EXERCISE BRIEF >>
Pictures are not part of the copy. Retype the lines from the first one through the line that contains "0.957, 0.958, 0.959];".

DATASET ENTRIES >>
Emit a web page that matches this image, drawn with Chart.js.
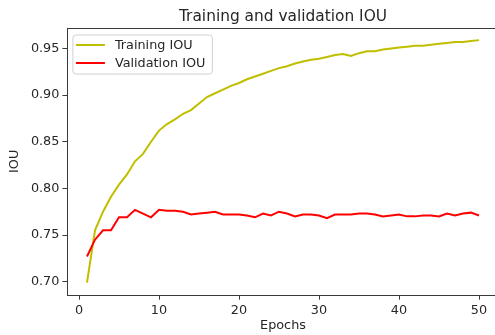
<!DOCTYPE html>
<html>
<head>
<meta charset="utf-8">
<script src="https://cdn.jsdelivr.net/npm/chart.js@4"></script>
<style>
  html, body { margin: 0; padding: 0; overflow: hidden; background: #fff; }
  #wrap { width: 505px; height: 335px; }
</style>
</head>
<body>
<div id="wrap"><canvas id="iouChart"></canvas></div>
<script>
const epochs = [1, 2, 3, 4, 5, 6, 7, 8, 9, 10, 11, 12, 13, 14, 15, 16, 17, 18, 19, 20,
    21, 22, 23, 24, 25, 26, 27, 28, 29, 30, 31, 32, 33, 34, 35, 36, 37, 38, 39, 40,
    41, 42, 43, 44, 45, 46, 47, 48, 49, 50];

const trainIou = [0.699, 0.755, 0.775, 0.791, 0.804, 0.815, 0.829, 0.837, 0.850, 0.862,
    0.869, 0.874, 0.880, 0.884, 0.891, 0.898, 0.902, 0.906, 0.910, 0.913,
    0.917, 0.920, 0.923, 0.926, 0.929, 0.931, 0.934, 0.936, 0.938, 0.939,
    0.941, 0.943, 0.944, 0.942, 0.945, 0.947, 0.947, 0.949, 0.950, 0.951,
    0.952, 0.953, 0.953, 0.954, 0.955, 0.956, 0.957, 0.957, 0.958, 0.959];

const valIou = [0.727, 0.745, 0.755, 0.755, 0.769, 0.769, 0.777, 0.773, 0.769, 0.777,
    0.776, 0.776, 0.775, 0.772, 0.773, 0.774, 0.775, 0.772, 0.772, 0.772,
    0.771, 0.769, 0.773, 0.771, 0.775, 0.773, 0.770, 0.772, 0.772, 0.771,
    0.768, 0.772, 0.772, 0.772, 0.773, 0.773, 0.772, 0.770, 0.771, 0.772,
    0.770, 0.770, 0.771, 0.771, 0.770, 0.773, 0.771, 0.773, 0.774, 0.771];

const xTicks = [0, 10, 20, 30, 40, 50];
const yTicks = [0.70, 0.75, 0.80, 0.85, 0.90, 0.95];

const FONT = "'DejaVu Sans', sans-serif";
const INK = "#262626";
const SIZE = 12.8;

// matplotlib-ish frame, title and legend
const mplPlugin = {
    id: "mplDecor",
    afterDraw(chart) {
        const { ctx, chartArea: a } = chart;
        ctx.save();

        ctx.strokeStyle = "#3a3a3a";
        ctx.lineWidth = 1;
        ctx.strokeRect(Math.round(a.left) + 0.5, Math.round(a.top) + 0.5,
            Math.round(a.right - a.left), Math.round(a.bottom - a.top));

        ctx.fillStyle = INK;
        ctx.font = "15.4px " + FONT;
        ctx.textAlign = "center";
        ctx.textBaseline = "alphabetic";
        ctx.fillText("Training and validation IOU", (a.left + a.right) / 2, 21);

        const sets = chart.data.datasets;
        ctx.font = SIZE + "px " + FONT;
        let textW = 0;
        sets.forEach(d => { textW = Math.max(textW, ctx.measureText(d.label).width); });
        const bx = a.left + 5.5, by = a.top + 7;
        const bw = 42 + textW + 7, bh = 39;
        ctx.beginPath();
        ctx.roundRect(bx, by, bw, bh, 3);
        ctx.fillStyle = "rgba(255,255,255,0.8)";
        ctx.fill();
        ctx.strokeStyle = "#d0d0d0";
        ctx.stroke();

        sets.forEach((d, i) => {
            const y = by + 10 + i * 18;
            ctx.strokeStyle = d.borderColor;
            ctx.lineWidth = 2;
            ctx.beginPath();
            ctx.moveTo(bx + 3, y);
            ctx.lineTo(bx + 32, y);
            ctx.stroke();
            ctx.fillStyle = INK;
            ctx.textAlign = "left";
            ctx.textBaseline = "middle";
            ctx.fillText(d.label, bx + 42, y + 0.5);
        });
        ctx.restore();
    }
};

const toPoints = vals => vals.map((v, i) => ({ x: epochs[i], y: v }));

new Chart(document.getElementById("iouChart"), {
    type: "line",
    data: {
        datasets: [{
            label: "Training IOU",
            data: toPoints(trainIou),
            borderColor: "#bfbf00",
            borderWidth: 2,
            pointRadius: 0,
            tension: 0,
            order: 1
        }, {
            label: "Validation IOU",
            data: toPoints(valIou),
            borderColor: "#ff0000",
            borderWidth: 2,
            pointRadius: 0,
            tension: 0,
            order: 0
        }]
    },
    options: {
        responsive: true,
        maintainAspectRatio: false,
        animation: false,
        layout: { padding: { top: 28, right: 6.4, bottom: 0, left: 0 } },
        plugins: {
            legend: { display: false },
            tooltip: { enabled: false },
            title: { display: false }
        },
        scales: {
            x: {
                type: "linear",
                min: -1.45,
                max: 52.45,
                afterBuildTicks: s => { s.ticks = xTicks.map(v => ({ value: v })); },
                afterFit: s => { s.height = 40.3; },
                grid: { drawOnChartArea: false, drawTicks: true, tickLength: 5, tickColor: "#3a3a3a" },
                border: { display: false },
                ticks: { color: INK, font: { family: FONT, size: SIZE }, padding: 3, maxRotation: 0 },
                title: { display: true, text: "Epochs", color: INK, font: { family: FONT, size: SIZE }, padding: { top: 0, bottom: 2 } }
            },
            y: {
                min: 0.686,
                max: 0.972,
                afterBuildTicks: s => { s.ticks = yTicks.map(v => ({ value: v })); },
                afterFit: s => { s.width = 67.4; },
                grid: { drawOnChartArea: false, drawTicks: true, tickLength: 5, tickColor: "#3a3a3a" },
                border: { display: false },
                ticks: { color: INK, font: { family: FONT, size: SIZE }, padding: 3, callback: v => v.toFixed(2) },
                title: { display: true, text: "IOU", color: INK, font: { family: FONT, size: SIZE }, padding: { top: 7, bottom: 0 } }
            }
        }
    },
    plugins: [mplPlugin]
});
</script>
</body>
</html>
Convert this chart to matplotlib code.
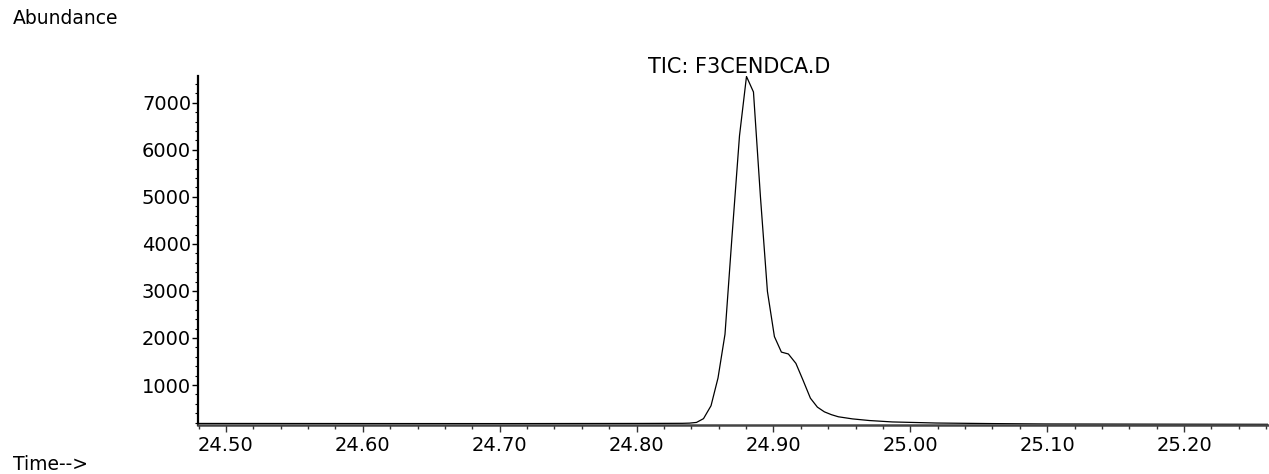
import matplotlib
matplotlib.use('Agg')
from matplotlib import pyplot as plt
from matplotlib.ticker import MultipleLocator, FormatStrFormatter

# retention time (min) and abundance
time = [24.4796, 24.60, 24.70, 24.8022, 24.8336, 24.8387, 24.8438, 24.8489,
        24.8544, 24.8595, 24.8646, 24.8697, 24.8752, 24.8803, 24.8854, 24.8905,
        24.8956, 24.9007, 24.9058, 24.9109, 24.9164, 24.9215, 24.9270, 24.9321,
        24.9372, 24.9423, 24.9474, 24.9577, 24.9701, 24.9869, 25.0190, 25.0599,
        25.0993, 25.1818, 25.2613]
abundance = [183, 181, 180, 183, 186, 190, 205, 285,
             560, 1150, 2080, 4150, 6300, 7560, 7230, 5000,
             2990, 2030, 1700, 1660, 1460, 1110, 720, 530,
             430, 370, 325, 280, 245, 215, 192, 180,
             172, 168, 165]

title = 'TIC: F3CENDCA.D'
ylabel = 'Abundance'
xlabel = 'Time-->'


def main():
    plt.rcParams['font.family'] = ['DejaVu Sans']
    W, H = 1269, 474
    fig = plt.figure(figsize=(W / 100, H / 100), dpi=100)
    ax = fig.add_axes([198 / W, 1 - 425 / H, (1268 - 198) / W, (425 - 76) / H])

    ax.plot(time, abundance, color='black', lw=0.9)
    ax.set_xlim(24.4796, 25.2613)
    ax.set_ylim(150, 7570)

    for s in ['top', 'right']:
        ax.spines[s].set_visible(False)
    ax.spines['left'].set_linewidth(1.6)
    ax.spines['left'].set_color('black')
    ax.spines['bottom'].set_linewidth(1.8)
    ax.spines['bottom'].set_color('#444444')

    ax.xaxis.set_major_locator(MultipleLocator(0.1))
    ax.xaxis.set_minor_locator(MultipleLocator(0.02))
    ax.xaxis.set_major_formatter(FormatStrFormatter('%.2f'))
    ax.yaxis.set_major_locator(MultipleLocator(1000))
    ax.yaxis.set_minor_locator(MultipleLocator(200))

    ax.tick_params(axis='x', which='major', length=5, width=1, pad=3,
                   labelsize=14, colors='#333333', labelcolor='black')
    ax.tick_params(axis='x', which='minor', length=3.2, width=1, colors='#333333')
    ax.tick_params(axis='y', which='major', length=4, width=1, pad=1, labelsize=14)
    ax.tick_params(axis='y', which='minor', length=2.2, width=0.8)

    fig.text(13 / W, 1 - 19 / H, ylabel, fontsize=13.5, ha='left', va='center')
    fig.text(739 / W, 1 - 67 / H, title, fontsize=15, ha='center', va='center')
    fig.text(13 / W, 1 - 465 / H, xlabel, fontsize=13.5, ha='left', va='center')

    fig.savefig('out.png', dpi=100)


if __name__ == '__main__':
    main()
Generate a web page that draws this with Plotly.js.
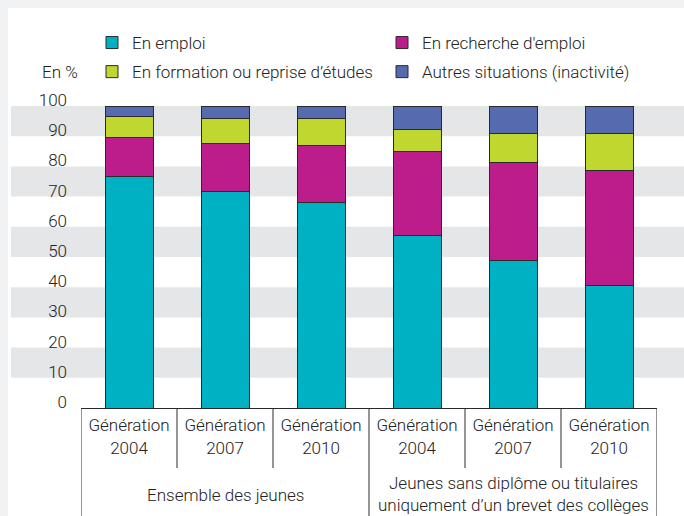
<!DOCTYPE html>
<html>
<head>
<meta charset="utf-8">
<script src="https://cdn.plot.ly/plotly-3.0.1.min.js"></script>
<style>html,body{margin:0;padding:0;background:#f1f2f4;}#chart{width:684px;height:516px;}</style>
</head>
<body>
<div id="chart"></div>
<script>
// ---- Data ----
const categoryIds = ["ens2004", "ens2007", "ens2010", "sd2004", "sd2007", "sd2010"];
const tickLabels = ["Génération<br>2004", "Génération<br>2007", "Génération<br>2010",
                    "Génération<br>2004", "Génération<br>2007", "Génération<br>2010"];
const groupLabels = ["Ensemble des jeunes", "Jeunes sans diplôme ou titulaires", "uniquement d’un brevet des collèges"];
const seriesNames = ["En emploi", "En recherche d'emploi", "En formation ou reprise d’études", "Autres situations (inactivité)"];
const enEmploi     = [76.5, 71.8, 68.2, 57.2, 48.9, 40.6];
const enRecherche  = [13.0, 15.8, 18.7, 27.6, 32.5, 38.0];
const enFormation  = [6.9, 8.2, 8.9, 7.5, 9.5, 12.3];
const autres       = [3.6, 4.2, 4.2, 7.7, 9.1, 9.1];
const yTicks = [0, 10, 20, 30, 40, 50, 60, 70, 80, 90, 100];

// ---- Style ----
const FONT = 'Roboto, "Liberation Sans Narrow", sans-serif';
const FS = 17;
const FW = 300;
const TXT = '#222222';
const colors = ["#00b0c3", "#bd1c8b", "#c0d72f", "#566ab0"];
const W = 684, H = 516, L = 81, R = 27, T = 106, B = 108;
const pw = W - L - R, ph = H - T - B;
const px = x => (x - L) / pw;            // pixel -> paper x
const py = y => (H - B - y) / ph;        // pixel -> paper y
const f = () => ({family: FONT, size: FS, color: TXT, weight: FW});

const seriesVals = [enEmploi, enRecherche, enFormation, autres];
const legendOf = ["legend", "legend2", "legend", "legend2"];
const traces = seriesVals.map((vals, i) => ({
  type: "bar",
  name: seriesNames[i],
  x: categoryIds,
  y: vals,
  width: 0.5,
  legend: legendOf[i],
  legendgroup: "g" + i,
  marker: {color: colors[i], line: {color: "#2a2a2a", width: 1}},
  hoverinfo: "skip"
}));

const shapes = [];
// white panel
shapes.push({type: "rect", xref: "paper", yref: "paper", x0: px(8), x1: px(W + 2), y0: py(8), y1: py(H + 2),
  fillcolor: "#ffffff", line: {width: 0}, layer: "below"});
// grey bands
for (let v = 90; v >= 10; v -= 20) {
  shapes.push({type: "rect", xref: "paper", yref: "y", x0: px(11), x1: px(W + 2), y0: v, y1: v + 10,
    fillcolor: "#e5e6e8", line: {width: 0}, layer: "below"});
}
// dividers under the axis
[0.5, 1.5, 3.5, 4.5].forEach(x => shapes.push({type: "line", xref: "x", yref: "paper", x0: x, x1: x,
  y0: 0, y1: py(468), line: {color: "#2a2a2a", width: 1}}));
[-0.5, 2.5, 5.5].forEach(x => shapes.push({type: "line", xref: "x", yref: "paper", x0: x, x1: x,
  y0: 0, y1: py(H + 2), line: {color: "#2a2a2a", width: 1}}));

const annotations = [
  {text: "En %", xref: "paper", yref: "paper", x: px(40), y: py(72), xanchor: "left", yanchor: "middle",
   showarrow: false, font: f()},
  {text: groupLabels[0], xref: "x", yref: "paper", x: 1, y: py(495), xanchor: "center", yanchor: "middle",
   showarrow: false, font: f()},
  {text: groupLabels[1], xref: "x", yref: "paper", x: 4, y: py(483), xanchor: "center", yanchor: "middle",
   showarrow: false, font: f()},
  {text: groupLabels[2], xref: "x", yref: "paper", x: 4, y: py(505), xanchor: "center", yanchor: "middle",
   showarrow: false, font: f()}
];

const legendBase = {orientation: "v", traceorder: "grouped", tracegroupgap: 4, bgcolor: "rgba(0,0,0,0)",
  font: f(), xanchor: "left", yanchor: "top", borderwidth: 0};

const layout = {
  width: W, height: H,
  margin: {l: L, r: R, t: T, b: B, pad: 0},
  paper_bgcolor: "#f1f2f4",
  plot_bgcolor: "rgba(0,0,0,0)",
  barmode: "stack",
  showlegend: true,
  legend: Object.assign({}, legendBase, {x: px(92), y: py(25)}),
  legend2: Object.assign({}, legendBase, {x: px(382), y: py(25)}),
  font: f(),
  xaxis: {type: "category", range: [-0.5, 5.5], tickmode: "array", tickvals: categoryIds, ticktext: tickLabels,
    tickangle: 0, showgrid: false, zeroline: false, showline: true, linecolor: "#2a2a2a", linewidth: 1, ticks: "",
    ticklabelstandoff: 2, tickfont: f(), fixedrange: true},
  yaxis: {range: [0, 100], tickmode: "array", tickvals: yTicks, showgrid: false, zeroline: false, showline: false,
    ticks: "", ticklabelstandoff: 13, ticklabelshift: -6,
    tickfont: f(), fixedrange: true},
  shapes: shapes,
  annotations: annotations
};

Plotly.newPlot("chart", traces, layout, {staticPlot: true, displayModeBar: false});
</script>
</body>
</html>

ANSWER TO THE EXERCISE >>
Emit a web page that matches this image, drawn with Chart.js.
<!DOCTYPE html>
<html>
<head>
<meta charset="utf-8">
<script src="https://cdn.jsdelivr.net/npm/chart.js@4"></script>
<style>
  html, body { margin: 0; padding: 0; overflow: hidden; background: #fff; }
  #wrap { width: 505px; height: 335px; }
</style>
</head>
<body>
<div id="wrap"><canvas id="iouChart"></canvas></div>
<script>
const epochs = [1, 2, 3, 4, 5, 6, 7, 8, 9, 10, 11, 12, 13, 14, 15, 16, 17, 18, 19, 20,
    21, 22, 23, 24, 25, 26, 27, 28, 29, 30, 31, 32, 33, 34, 35, 36, 37, 38, 39, 40,
    41, 42, 43, 44, 45, 46, 47, 48, 49, 50];

const trainIou = [0.699, 0.755, 0.775, 0.791, 0.804, 0.815, 0.829, 0.837, 0.850, 0.862,
    0.869, 0.874, 0.880, 0.884, 0.891, 0.898, 0.902, 0.906, 0.910, 0.913,
    0.917, 0.920, 0.923, 0.926, 0.929, 0.931, 0.934, 0.936, 0.938, 0.939,
    0.941, 0.943, 0.944, 0.942, 0.945, 0.947, 0.947, 0.949, 0.950, 0.951,
    0.952, 0.953, 0.953, 0.954, 0.955, 0.956, 0.957, 0.957, 0.958, 0.959];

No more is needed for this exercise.